First, the accused designs are on different types of shoes – in the case of the patented design, the design appears on a woman’s high-heeled dress shoe, while in the case of the accused product, the design appears on women’s oxford shoes.  While the patent claims only the design on the sole of the shoe (as indicated by the solid lines), the Court noted that the claim could not be viewed in isolation from its “environment,” which included the dotted lines of a high-heeled shoe.   The Court noted that the different shoe types have an effect on how the design is viewed: in the case of a high heeled shoe, the design while worn is generally visible from the rear; in the case of an oxford shoe, the design while worn is generally visible only from a side view.

Second, unlike the patented design, which has a camouflage pattern covering the middle of the shoe, the accused products have camouflage patterns covering the whole shoe.  As the Court noted, “[t]he distinction between patterns covering only the middle, visible portion of the sole of a woman’s high-heeled shoe has significance in the woman’s luxury shoe industry” (citingChristian Louboutin S.A. v.
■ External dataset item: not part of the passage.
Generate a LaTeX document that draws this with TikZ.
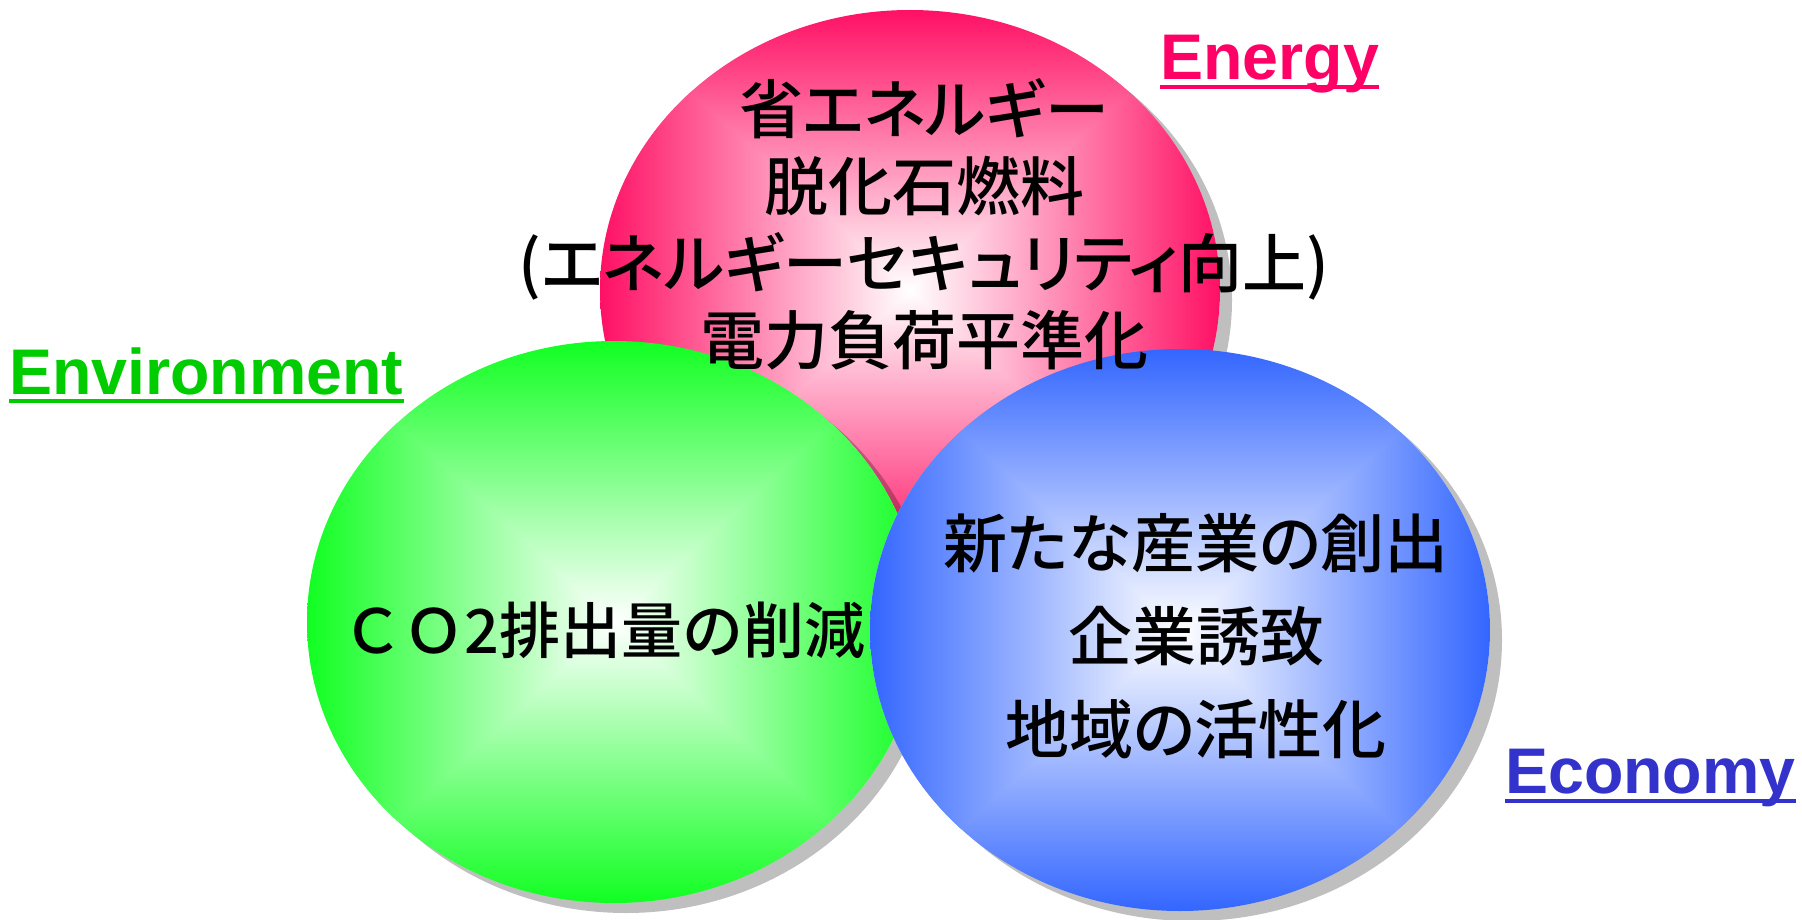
\documentclass[tikz,border=0pt]{standalone}
\usepackage{fontspec}
\setmainfont{Liberation Sans}
\newfontfamily\jp{Noto Sans CJK JP Medium}[RawFeature=+palt]
\newfontfamily\jpfull{Noto Sans CJK JP Medium}
\definecolor{redrim}{RGB}{255,16,100}
\definecolor{greenrim}{RGB}{17,255,34}
\definecolor{bluerim}{RGB}{51,102,255}
\definecolor{energycol}{RGB}{255,0,102}
\definecolor{envcol}{RGB}{0,204,0}
\definecolor{ecocol}{RGB}{51,51,204}
\newcommand\gradell[5]{%
  \fill[shadowfill] ({#1+12},{#2+10}) ellipse [x radius=#3, y radius=#4];
  \begin{scope}
    \clip (#1,#2) ellipse [x radius=#3, y radius=#4];
    \shade[top color=#5, bottom color=#5, middle color=white] ({#1-#3},{#2-#4}) rectangle ({#1+#3},{#2+#4});
    \clip (#1,#2) -- ({#1-#3},{#2-#4}) -- ({#1-#3},{#2+#4}) -- cycle
          (#1,#2) -- ({#1+#3},{#2-#4}) -- ({#1+#3},{#2+#4}) -- cycle;
    \shade[left color=#5, right color=#5, middle color=white] ({#1-#3},{#2-#4}) rectangle ({#1+#3},{#2+#4});
  \end{scope}}
\begin{document}
\begin{tikzpicture}[x=1pt,y=-1pt,
  shadowfill/.style={fill=black, opacity=0.25},
  jptext/.style={font=\jp\fontsize{64}{77}\selectfont, align=center, inner sep=0pt},
  lab/.style={font=\bfseries\fontsize{64.5}{70}\selectfont, inner sep=0pt, anchor=base west},
  uline/.style={line width=4pt}]
\useasboundingbox (0,0) rectangle (1802,920);
% ellipses
\gradell{910}{290}{310}{280}{redrim}
\gradell{614}{622}{307}{281}{greenrim}
\gradell{1180}{630}{310}{281}{bluerim}
% texts
\node[jptext] (etext) at (924,224) {省エネルギー\\脱化石燃料\\(エネルギーセキュリティ向上)\\電力負荷平準化};
\node[jptext, font=\jpfull\fontsize{61}{77}\selectfont] (gtext) at (604,630) {ＣＯ2排出量の削減};
\node[jptext, font=\jp\fontsize{64}{93}\selectfont] (btext) at (1196,636) {新たな産業の創出\\企業誘致\\地域の活性化};
% labels
\node[lab, text=energycol] (energy) at (1160,80) {Energy};
\draw[energycol, uline] ([yshift=-7pt]energy.base west) -- ([yshift=-7pt]energy.base east);
\node[lab, text=envcol] (env) at (9,394) {Environment};
\draw[envcol, uline] ([yshift=-7pt]env.base west) -- ([yshift=-7pt]env.base east);
\node[lab, text=ecocol] (eco) at (1505,793) {Economy};
\draw[ecocol, uline] ([yshift=-8pt]eco.base west) -- ([yshift=-8pt]eco.base east);
\end{tikzpicture}
\end{document}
Yves Saint Laurent Am. Holdings, Inc., 696 F.3d 206, 227 (2d Cir. 2012) (holding that the color red on only the middle, visible portion of the soles of Louboutin high-heeled shoes is a “distinctive symbol that qualifies for trademark protection.”)).

Third, the actual camouflage design pattern is different between the patented design and the accused products.  Remarking that there are ten distinct camouflage patterns used by the U.S. military, the Judge stated that “[t]he patented camouflage uses curvy areas of various shapes and sizes, whereas the accused camouflage design uses smaller polygons with generally straight edges and hard corners.”

Considering these differences as a whole, the Court held that the patented and accused designs are plainly dissimilar and granted the defendant’s motion to dismiss the patent infringement count of the complaint.

Case: Silverman, et al. v. Attilio Giusti Leombruni S.P.A., et al., No. 15-CV-2260 (PAC), 2016 BL 49089 (S.D.N.Y. Feb. 19, 2016). The patent in suit is U.S. Design Patent No. D740,005.